The Shōwa era (December 1926 to January 1989), saw unprecedented changes in photographic expression in Japan. These six decades were marked by the diversification of genres from propaganda and documentary photography, to photojournalism and artistic photography and the emergence of new photographic technologies and movements. The early 1960s, a time of high economic growth in the country, also saw the birth of the automatic exposure camera, making photography accessible to all.
Through more than 200 photographs drawn from the Yokohama Museum of Art collection, the National Gallery of Canada
presents this tumultuous epoch in Hanran: 20th-century Japanese Photography, an exhibition on view from October 11, 2019 to March 22, 2020.
Hanran, Japanese for "overflow", recalls the many artistic, social and political changes that took place in Japan during the Shōwa era. The exhibition, organized by the Yokohama Museum of Art in collaboration with the Canadian Photography Institute of the National Gallery of Canada, features a rich and diverse range of photography that offers fascinating perspectives on Japans history and the history of the medium.
This sweeping view of Japanese photography in the last century is particularly important for the Canadian Photography Institute and our visitors, not only because it contextualizes the Japanese photographs in the Institutes collection, but also because it fulfills the Institutes mandate to collect and exhibit international art. ― Ann Thomas, Acting Chief Curator, National Gallery of Canada and exhibition curator
Ms. Thomas worked closely with Eriko Kimura, Curator, Yokohama Museum of Art, to prepare this exhibition, which brings together the work of 28 photographers who made their mark on the history of photography both in Japan and abroad.

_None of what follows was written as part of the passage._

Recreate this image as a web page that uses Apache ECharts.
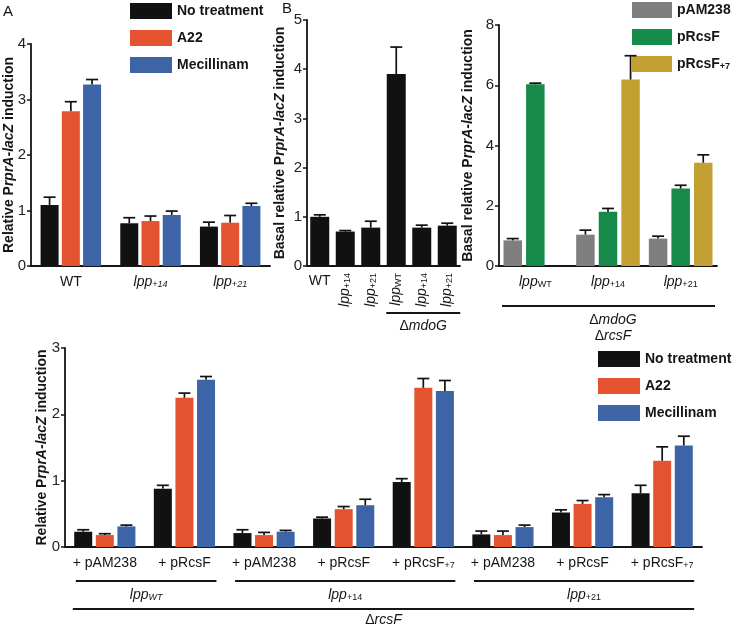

"During the Shōwa era, the period covered by this exhibition, photography emerged as one of the most significant visual languages of 20th-Century Japanese art. It is our great honour to introduce Canada to some outstanding examples of Japanese photography from the collection of the Yokohama Museum of Art." ― Eriko Kimura, Curator, Yokohama Museum of Art
The exhibition centres around seven themes: Urban landscape of the 1930s and the Shinko Shashin (New Photography), capturing the flourishing of Tokyos modern urban culture and the influences of Western lifestyle and architecture through the lenses of photographers intent on conveying a sense of the citys changing realities; Shadows of war and photojournalism, focusing on photographs that trace significant historical events, preparations for war and the evolution of photography as a tool for disseminating information; Japans Defeat, presenting works that convey the haunting impact of war on Tokyo, Hiroshima and Nagasaki; Postwar restoration and photographic realism, with photographs representing the lives of ordinary people; Snapshots of the period of high economic growth, showing images of people in different parts of the country; and Conflict and the end of postwar, presenting images of various student and worker protest movements that marked the late 1960s and early 1970s. The exhibition ends with the theme New directions: Are-Bure-Boke and Kompara Shashin, illustrating some of the powerful and fascinating trajectories Japanese photography has taken since the 1960s.
The small- and very large-scale photographs in the exhibition are black and white, with the exception of two works.